## The request:
Repeat the material below exactly, with no pictures.

* * *

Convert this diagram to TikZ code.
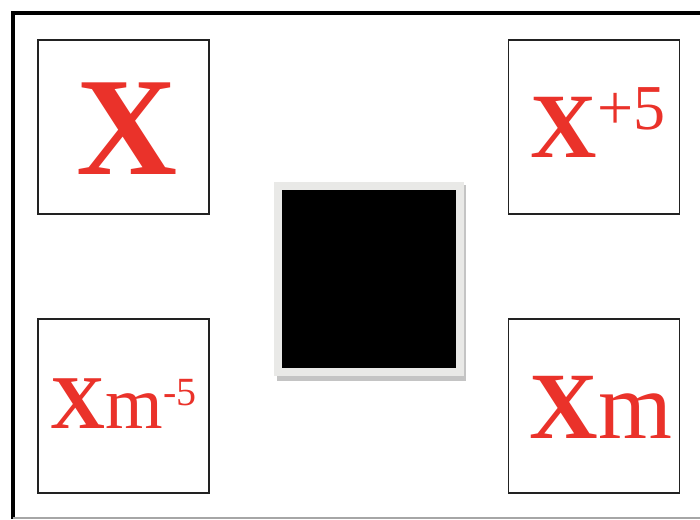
\documentclass[tikz,border=0pt]{standalone}
\usepackage{fontspec}
\setmainfont{Liberation Serif}
\usetikzlibrary{calc}
\definecolor{xred}{RGB}{234,50,42}
\definecolor{panelgray}{RGB}{233,233,231}
\definecolor{shadowgray}{RGB}{196,196,196}
\definecolor{boxline}{RGB}{34,34,34}
\begin{document}
\begin{tikzpicture}[x=1pt,y=1pt,
  cardbox/.style={draw=boxline,line width=1.3pt,fill=white,minimum width=171pt,minimum height=174pt,inner sep=0pt,outer sep=0pt},
  redlabel/.style={text=xred,inner sep=0pt,outer sep=0pt,anchor=base}]
\useasboundingbox (0,0) rectangle (700,519);
\fill[white] (0,0) rectangle (700,519);
% outer frame
\draw[line width=4pt,black] (700,506) -- (13,506) -- (13,0);
\draw[line width=2pt,black!35] (13,1.5) -- (700,1.5);
% boxes
\node[cardbox] (tl) at (123.5,392) {};
\node[cardbox] (tr) at (594,392) {};
\node[cardbox] (bl) at (123.5,113) {};
\node[cardbox] (br) at (594,113) {};
% central square
\fill[shadowgray] (277,138) rectangle (466,334);
\node[fill=black,draw=panelgray,line width=8pt,minimum width=181.5pt,minimum height=185.5pt,inner sep=0pt,outer sep=0pt] (c) at (368.75,240) {};
% labels
\node[redlabel] (ltl) at (127,344) {\fontsize{140}{140}\selectfont\bfseries X};
\node[redlabel] (ltr) at (598,361) {\fontsize{92}{92}\selectfont\bfseries X\raisebox{28pt}{\fontsize{64}{64}\selectfont\mdseries +5}};
\node[redlabel] (lbr) at (601,81) {\fontsize{95}{95}\selectfont\textbf{X}m};
\node[redlabel] (lbl) at (123.5,91) {\fontsize{76}{76}\selectfont\textbf{X}{\fontsize{74}{74}\selectfont m}\raisebox{23pt}{\fontsize{40}{40}\selectfont -5}};
\end{tikzpicture}
\end{document}
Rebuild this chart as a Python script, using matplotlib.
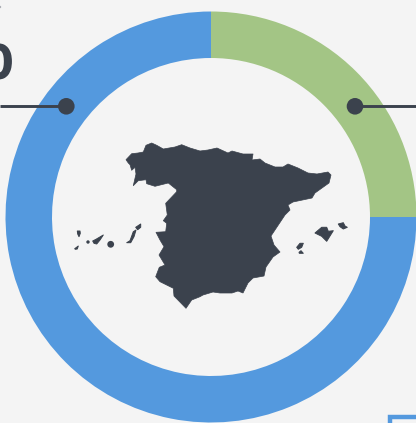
import matplotlib
matplotlib.use("Agg")
import matplotlib.pyplot as plt
import matplotlib.patheffects as pe
from matplotlib.patches import Polygon, Circle, Rectangle

# share of each slice, clockwise from the top
values = [25, 75]
colors = ["#a3c585", "#5499de"]

dark = "#3b424d"
bg = "#f4f4f4"

# outlines, traced in picture pixels (y goes down)
spain = [(126,159.7),(131.7,153.7),(138,153),(143.3,152),(146,145.3),(151.7,143),(156.7,145.3),(163.3,149),(175,147),(181.7,144.7),
         (190,148),(200,151),(208,150),(217,148),(228,153),(232,151),(243,154),(253,154),(252,160),(260,159),
         (265,163),(275,167),(283,167),(288,164),(298,168),(308,173),(317,174),(328,172),(331,175),(329,183),
         (315,193),(312,198),(293,202),(288,205),(290,210),(285,215),(271,236),(274,245),(280,252),(273,257),
         (266,267),(264,276),(253,278),(248,283),(243,293),(238,291),(232,293),(220,293),(213,292),(203,295),
         (200,296.7),(191.7,300),(186,308.3),(174,296),(173.3,288.3),(160,281.7),(155.7,276.7),(159.3,267.3),(165,265),
         (159,255),(164,246.7),(160,240),(156,232.3),(165.7,231.7),(166.7,223.3),(163.3,220.7),(167.3,215),(165.7,203.3),
         (176.7,191.7),(176.7,189.7),(168.3,183),(155,186.3),(146.7,183.7),(146,179.7),(138.3,180.7),(133.3,185.7),
         (136,174),(135,167.3),(131.7,170.3),(130,164.7),(128.3,163)]
la_palma = [(77.3,231),(80,231),(80.3,233.3),(79,236.7),(77.7,234)]
el_hierro = [(74.7,248.7),(78.3,246),(77.3,249),(75.3,249.3)]
tenerife = [(92.7,241),(96,239.3),(103.3,235),(100,240),(96.7,244),(94,243.3)]
fuerteventura = [(126.7,242.7),(130,240.7),(133.3,231.7),(136,230),(134,236.7),(130.7,242.7)]
lanzarote = [(135.7,227.3),(140.7,224),(140.7,227.3),(137.7,229.7)]
mallorca = [(315,233),(321.7,227.3),(326.7,227.3),(328.3,231.3),(333.3,230.7),(326.7,241.3),(321.7,236.3)]
menorca = [(338.3,224),(343.3,222.7),(345,226),(347.3,227.3),(343.3,229),(340,226.7)]
ibiza = [(296.7,247.3),(300,243.3),(303.3,243.3),(301.7,247.3),(298.3,249.3)]
formentera = [(299,252.3),(301,250.7),(303.3,253.3),(299.3,253.3)]
islands = [la_palma, el_hierro, tenerife, fuerteventura, lanzarote, mallorca, menorca, ibiza, formentera]
round_islands = [(88,242,1.7), (110.7,244.3,3.4)]

def flip(pts):
    return [(x, 423 - y) for x, y in pts]

fig = plt.figure(figsize=(4.16, 4.23), dpi=100, facecolor=bg)
ax = fig.add_axes([0, 0, 1, 1])

ax.pie(values, colors=colors, startangle=90, counterclock=False, radius=205.5,
       center=(211, 423 - 217), wedgeprops=dict(width=46.5, linewidth=0))

# pointer lines with dots
ax.plot([0, 66], [423 - 106.3, 423 - 106.3], color=dark, lw=2.1, solid_capstyle="butt")
ax.plot([355, 416], [423 - 106.3, 423 - 106.3], color=dark, lw=2.1, solid_capstyle="butt")
ax.add_patch(Circle((66.3, 423 - 106.3), 8.3, color=dark, lw=0))
ax.add_patch(Circle((355, 423 - 106.3), 8.3, color=dark, lw=0))

# map, small edge so the thin islands keep their weight
ax.add_patch(Polygon(flip(spain), closed=True, facecolor=dark, edgecolor=dark, lw=0.5, joinstyle="round"))
for isl in islands:
    ax.add_patch(Polygon(flip(isl), closed=True, facecolor=dark, edgecolor=dark, lw=0.7, joinstyle="round"))
for x, y, r in round_islands:
    ax.add_patch(Circle((x, 423 - y), r, color=dark, lw=0))

# cut off number on the left edge
ax.text(12, 423 - 78, "0", color=dark, fontsize=33, fontweight="bold", family="Lato",
        ha="right", va="baseline",
        path_effects=[pe.withStroke(linewidth=1.6, foreground=dark)])

# speck of cut off text top left
ax.add_patch(Circle((0, 423 - 7), 1.2, color="#a9adb3", lw=0))

# corner of the box bottom right
ax.add_patch(Rectangle((390, -10), 60, 10 + 423 - 417, fill=False, edgecolor="#5499de", lw=3.2))

ax.set_xlim(0, 416)
ax.set_ylim(0, 423)
ax.set_aspect("auto")
ax.axis("off")

fig.savefig("out.png", dpi=100, facecolor=bg)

* * *

## Response:
Convert this diagram to TikZ code.
\documentclass[tikz,border=0pt]{standalone}
\usepackage{fontspec}
\setmainfont{Liberation Serif}
\usetikzlibrary{calc}
\definecolor{xred}{RGB}{234,50,42}
\definecolor{panelgray}{RGB}{233,233,231}
\definecolor{shadowgray}{RGB}{196,196,196}
\definecolor{boxline}{RGB}{34,34,34}
\begin{document}
\begin{tikzpicture}[x=1pt,y=1pt,
  cardbox/.style={draw=boxline,line width=1.3pt,fill=white,minimum width=171pt,minimum height=174pt,inner sep=0pt,outer sep=0pt},
  redlabel/.style={text=xred,inner sep=0pt,outer sep=0pt,anchor=base}]
\useasboundingbox (0,0) rectangle (700,519);
\fill[white] (0,0) rectangle (700,519);
% outer frame
\draw[line width=4pt,black] (700,506) -- (13,506) -- (13,0);
\draw[line width=2pt,black!35] (13,1.5) -- (700,1.5);
% boxes
\node[cardbox] (tl) at (123.5,392) {};
\node[cardbox] (tr) at (594,392) {};
\node[cardbox] (bl) at (123.5,113) {};
\node[cardbox] (br) at (594,113) {};
% central square
\fill[shadowgray] (277,138) rectangle (466,334);
\node[fill=black,draw=panelgray,line width=8pt,minimum width=181.5pt,minimum height=185.5pt,inner sep=0pt,outer sep=0pt] (c) at (368.75,240) {};
% labels
\node[redlabel] (ltl) at (127,344) {\fontsize{140}{140}\selectfont\bfseries X};
\node[redlabel] (ltr) at (598,361) {\fontsize{92}{92}\selectfont\bfseries X\raisebox{28pt}{\fontsize{64}{64}\selectfont\mdseries +5}};
\node[redlabel] (lbr) at (601,81) {\fontsize{95}{95}\selectfont\textbf{X}m};
\node[redlabel] (lbl) at (123.5,91) {\fontsize{76}{76}\selectfont\textbf{X}{\fontsize{74}{74}\selectfont m}\raisebox{23pt}{\fontsize{40}{40}\selectfont -5}};
\end{tikzpicture}
\end{document}
Rebuild this chart as a Python script, using matplotlib.
import matplotlib
matplotlib.use("Agg")
import matplotlib.pyplot as plt
import matplotlib.patheffects as pe
from matplotlib.patches import Polygon, Circle, Rectangle

# share of each slice, clockwise from the top
values = [25, 75]
colors = ["#a3c585", "#5499de"]

dark = "#3b424d"
bg = "#f4f4f4"

# outlines, traced in picture pixels (y goes down)
spain = [(126,159.7),(131.7,153.7),(138,153),(143.3,152),(146,145.3),(151.7,143),(156.7,145.3),(163.3,149),(175,147),(181.7,144.7),
         (190,148),(200,151),(208,150),(217,148),(228,153),(232,151),(243,154),(253,154),(252,160),(260,159),
         (265,163),(275,167),(283,167),(288,164),(298,168),(308,173),(317,174),(328,172),(331,175),(329,183),
         (315,193),(312,198),(293,202),(288,205),(290,210),(285,215),(271,236),(274,245),(280,252),(273,257),
         (266,267),(264,276),(253,278),(248,283),(243,293),(238,291),(232,293),(220,293),(213,292),(203,295),
         (200,296.7),(191.7,300),(186,308.3),(174,296),(173.3,288.3),(160,281.7),(155.7,276.7),(159.3,267.3),(165,265),
         (159,255),(164,246.7),(160,240),(156,232.3),(165.7,231.7),(166.7,223.3),(163.3,220.7),(167.3,215),(165.7,203.3),
         (176.7,191.7),(176.7,189.7),(168.3,183),(155,186.3),(146.7,183.7),(146,179.7),(138.3,180.7),(133.3,185.7),
         (136,174),(135,167.3),(131.7,170.3),(130,164.7),(128.3,163)]
la_palma = [(77.3,231),(80,231),(80.3,233.3),(79,236.7),(77.7,234)]
el_hierro = [(74.7,248.7),(78.3,246),(77.3,249),(75.3,249.3)]
tenerife = [(92.7,241),(96,239.3),(103.3,235),(100,240),(96.7,244),(94,243.3)]
fuerteventura = [(126.7,242.7),(130,240.7),(133.3,231.7),(136,230),(134,236.7),(130.7,242.7)]
lanzarote = [(135.7,227.3),(140.7,224),(140.7,227.3),(137.7,229.7)]
mallorca = [(315,233),(321.7,227.3),(326.7,227.3),(328.3,231.3),(333.3,230.7),(326.7,241.3),(321.7,236.3)]
menorca = [(338.3,224),(343.3,222.7),(345,226),(347.3,227.3),(343.3,229),(340,226.7)]
ibiza = [(296.7,247.3),(300,243.3),(303.3,243.3),(301.7,247.3),(298.3,249.3)]
formentera = [(299,252.3),(301,250.7),(303.3,253.3),(299.3,253.3)]
islands = [la_palma, el_hierro, tenerife, fuerteventura, lanzarote, mallorca, menorca, ibiza, formentera]
round_islands = [(88,242,1.7), (110.7,244.3,3.4)]

def flip(pts):
    return [(x, 423 - y) for x, y in pts]

fig = plt.figure(figsize=(4.16, 4.23), dpi=100, facecolor=bg)
ax = fig.add_axes([0, 0, 1, 1])

ax.pie(values, colors=colors, startangle=90, counterclock=False, radius=205.5,
       center=(211, 423 - 217), wedgeprops=dict(width=46.5, linewidth=0))

# pointer lines with dots
ax.plot([0, 66], [423 - 106.3, 423 - 106.3], color=dark, lw=2.1, solid_capstyle="butt")
ax.plot([355, 416], [423 - 106.3, 423 - 106.3], color=dark, lw=2.1, solid_capstyle="butt")
ax.add_patch(Circle((66.3, 423 - 106.3), 8.3, color=dark, lw=0))
ax.add_patch(Circle((355, 423 - 106.3), 8.3, color=dark, lw=0))

# map, small edge so the thin islands keep their weight
ax.add_patch(Polygon(flip(spain), closed=True, facecolor=dark, edgecolor=dark, lw=0.5, joinstyle="round"))
for isl in islands:
    ax.add_patch(Polygon(flip(isl), closed=True, facecolor=dark, edgecolor=dark, lw=0.7, joinstyle="round"))
for x, y, r in round_islands:
    ax.add_patch(Circle((x, 423 - y), r, color=dark, lw=0))

# cut off number on the left edge
ax.text(12, 423 - 78, "0", color=dark, fontsize=33, fontweight="bold", family="Lato",
        ha="right", va="baseline",
        path_effects=[pe.withStroke(linewidth=1.6, foreground=dark)])

# speck of cut off text top left
ax.add_patch(Circle((0, 423 - 7), 1.2, color="#a9adb3", lw=0))

# corner of the box bottom right
ax.add_patch(Rectangle((390, -10), 60, 10 + 423 - 417, fill=False, edgecolor="#5499de", lw=3.2))

ax.set_xlim(0, 416)
ax.set_ylim(0, 423)
ax.set_aspect("auto")
ax.axis("off")

fig.savefig("out.png", dpi=100, facecolor=bg)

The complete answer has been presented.